2. Le V de l'article 63 de la loi du 25 décembre 2007 de finances rectificatives pour 2007 a institué un fonds d'aide à l'acquisition de véhicules propres. L'article 1er du décret du 26 décembre 2007 fixe en particulier les conditions d'attribution de cette aide que le véhicule automobile terrestre à moteur concerné doit satisfaire, à la date de sa facturation. Selon le 4° de cet article, cette aide ne peut être accordée que si le véhicule " n'est pas destiné à être cédé par l'acquéreur en tant que véhicule neuf. " Aux termes de l'article 8 de ce même décret, " En dehors de la procédure de paiement de droit commun, consistant dans le paiement direct au bénéficiaire, chaque vendeur (...) peut demander à passer avec le directeur général de l'Agence de services et de paiement une convention aux termes de laquelle l'avance de l'aide pourra être faite par le titulaire de la convention ou par son réseau, le titulaire de la convention en obtenant ensuite le remboursement par le fonds d'aide à l'acquisition de véhicules propres (...) "

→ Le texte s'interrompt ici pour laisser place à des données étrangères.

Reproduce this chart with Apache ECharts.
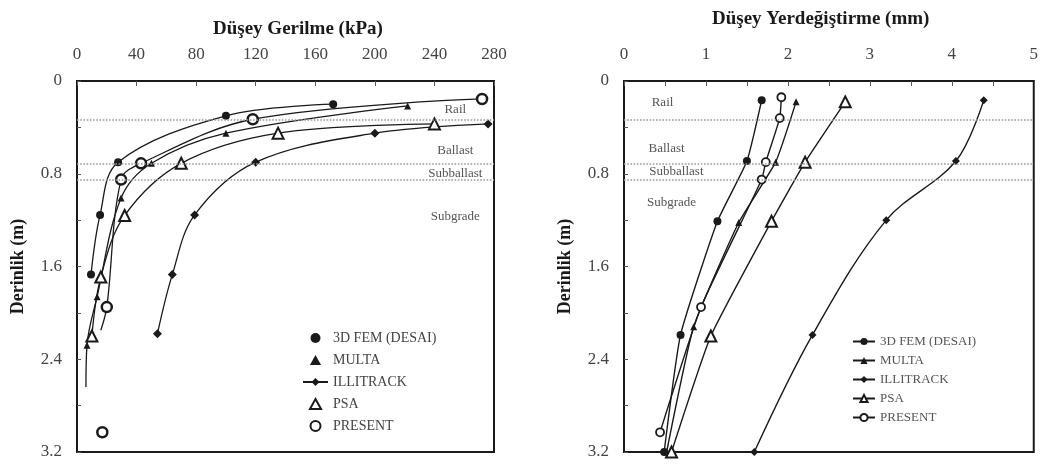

3. Aux termes de l'article 3 de l'arrêté du 26 décembre 2007 visé ci-dessus : " Dans le cas où le vendeur du véhicule neuf (...) fait, comme cela est prévu par l'article 8 du décret du 26 décembre 2007 susvisé, l'avance du montant de l'aide, il exige du bénéficiaire de l'aide les pièces justificatives nécessaires à la constitution du dossier prévu à l'article 1er ou à l'article 2 (...) ", ces deniers articles énumérant les pièces justificatives exigées en cas de demande adressée directement à l'ASP. L'article 4 du même arrêté précise que " (...) Le Fonds d'aide à l'acquisition de véhicules propres instruit les demandes de remboursement mentionnées à l'article 3. La convention conclue avec le demandeur définit les conditions d'instruction de ces demandes et les procédures de contrôle. ".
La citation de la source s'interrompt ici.